Task instructions => Review the material line by line. Identify and copy every line that contains the string "with".

Material provided =>
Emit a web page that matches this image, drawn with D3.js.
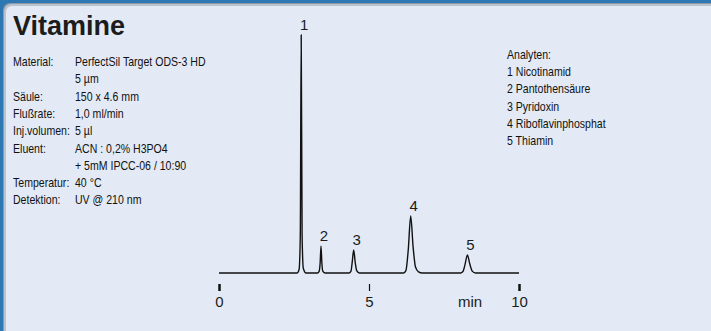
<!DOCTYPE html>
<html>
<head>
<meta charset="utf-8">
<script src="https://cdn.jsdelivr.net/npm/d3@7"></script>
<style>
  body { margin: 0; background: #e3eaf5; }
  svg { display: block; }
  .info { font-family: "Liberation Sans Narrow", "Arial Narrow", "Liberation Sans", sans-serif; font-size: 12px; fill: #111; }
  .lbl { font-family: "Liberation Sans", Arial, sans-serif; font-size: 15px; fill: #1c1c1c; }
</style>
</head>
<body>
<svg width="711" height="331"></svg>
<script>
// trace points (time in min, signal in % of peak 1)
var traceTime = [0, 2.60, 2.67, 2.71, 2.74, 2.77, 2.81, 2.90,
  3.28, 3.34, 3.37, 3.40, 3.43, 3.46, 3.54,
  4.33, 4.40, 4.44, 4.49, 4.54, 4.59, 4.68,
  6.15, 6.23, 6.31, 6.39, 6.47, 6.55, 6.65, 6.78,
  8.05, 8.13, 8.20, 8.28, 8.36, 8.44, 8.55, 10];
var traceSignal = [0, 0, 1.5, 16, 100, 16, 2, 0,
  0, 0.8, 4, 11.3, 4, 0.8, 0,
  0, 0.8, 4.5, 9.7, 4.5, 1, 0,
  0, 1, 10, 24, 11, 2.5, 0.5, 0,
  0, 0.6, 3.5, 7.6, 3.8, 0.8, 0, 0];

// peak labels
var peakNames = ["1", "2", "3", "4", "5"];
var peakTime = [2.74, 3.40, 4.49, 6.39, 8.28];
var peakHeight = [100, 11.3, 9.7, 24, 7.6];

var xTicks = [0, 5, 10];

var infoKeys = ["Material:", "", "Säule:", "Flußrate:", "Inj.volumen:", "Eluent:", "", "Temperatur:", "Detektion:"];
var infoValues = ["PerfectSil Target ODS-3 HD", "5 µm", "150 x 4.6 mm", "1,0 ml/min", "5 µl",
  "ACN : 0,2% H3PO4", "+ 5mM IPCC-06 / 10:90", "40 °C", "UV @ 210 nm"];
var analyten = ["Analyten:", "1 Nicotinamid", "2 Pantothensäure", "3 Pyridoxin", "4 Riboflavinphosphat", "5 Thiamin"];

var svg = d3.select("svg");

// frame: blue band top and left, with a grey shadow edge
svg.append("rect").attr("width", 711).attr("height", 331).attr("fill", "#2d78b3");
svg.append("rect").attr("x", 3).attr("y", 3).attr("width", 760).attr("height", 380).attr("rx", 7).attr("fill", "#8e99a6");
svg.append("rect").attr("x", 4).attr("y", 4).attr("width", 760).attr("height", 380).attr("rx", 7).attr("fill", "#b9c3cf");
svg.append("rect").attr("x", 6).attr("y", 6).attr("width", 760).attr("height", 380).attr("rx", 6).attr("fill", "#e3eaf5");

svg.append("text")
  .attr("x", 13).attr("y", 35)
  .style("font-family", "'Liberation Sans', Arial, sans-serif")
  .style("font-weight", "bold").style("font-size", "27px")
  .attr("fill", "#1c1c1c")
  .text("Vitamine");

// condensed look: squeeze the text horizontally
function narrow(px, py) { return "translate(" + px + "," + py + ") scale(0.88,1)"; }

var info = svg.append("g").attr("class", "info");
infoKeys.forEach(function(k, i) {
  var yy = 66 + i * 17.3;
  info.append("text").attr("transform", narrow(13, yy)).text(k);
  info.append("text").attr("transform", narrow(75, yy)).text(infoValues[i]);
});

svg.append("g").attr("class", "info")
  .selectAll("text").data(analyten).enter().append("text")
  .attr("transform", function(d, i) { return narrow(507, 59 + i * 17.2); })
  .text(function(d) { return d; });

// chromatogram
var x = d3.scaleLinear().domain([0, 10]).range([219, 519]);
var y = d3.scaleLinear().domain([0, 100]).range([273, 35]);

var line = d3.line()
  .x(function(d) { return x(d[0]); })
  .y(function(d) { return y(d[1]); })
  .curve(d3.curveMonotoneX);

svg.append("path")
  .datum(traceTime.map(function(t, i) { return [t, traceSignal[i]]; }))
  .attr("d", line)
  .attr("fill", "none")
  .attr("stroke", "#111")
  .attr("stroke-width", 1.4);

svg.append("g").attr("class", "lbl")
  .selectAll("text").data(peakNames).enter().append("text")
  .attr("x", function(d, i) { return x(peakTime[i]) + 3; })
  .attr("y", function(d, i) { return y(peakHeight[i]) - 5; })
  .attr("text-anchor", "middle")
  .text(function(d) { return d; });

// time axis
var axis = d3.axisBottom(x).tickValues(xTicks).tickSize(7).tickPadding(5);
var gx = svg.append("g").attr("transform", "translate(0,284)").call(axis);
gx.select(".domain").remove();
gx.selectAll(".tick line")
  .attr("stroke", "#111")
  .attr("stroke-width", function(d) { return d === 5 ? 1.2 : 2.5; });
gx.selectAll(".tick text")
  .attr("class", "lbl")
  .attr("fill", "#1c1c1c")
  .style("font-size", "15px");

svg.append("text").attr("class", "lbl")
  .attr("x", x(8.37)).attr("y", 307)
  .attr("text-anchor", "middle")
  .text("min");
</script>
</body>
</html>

Full output =>
Emit a web page that matches this image, drawn with D3.js.
// frame: blue band top and left, with a grey shadow edge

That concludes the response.